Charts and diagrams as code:
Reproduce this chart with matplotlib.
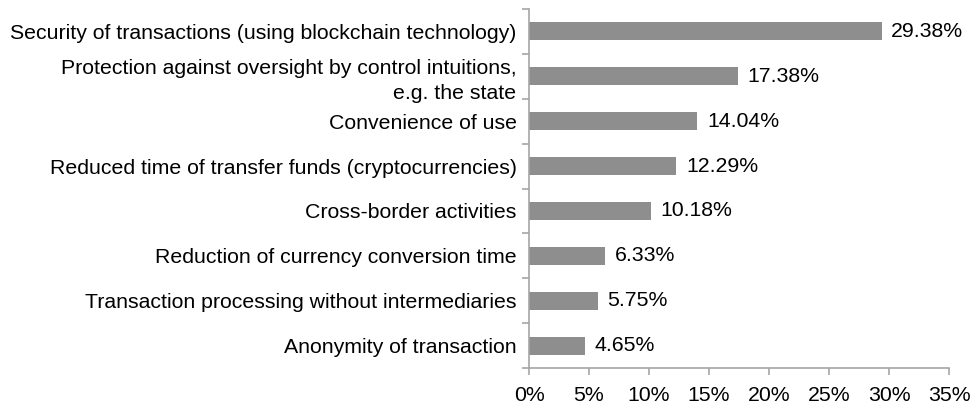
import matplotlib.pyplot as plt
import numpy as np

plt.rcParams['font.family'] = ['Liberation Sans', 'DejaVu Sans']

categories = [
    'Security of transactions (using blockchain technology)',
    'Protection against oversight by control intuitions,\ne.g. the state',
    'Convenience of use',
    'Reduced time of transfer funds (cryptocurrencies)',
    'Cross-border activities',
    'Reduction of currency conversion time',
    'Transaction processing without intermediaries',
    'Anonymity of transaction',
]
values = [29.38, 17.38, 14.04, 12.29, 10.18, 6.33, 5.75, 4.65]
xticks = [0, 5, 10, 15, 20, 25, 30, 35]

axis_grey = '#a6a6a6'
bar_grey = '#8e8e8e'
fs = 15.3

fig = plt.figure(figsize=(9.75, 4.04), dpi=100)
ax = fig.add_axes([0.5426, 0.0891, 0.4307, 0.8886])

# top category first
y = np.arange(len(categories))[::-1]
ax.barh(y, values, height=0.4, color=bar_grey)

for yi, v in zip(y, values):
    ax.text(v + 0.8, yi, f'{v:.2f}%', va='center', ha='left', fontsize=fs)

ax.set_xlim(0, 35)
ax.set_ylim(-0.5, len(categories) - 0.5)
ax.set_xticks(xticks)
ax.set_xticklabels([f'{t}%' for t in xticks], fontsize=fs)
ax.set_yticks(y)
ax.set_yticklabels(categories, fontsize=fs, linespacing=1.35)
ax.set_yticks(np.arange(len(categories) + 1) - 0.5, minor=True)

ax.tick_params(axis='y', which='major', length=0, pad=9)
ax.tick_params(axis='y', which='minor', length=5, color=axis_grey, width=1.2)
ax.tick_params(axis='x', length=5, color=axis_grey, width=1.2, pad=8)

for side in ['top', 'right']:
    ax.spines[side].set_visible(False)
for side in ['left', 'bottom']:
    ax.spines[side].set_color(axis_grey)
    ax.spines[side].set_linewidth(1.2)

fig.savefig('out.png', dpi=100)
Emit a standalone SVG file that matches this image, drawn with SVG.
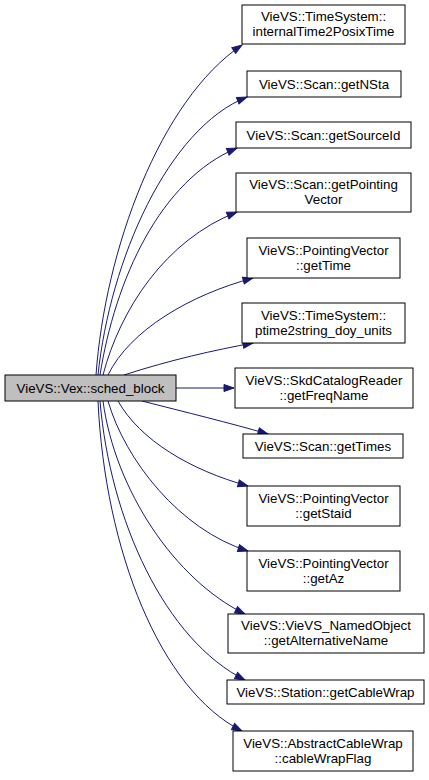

**What to work on**
Return only the lines from the start of the data through the line that contains "ax.barh(y, values, height=0.4, color=bar_grey)", please, copying them exactly and omitting all pictures.

**Exercise output**
Reproduce this chart with matplotlib.
import matplotlib.pyplot as plt
import numpy as np

plt.rcParams['font.family'] = ['Liberation Sans', 'DejaVu Sans']

categories = [
    'Security of transactions (using blockchain technology)',
    'Protection against oversight by control intuitions,\ne.g. the state',
    'Convenience of use',
    'Reduced time of transfer funds (cryptocurrencies)',
    'Cross-border activities',
    'Reduction of currency conversion time',
    'Transaction processing without intermediaries',
    'Anonymity of transaction',
]
values = [29.38, 17.38, 14.04, 12.29, 10.18, 6.33, 5.75, 4.65]
xticks = [0, 5, 10, 15, 20, 25, 30, 35]

axis_grey = '#a6a6a6'
bar_grey = '#8e8e8e'
fs = 15.3

fig = plt.figure(figsize=(9.75, 4.04), dpi=100)
ax = fig.add_axes([0.5426, 0.0891, 0.4307, 0.8886])

# top category first
y = np.arange(len(categories))[::-1]
ax.barh(y, values, height=0.4, color=bar_grey)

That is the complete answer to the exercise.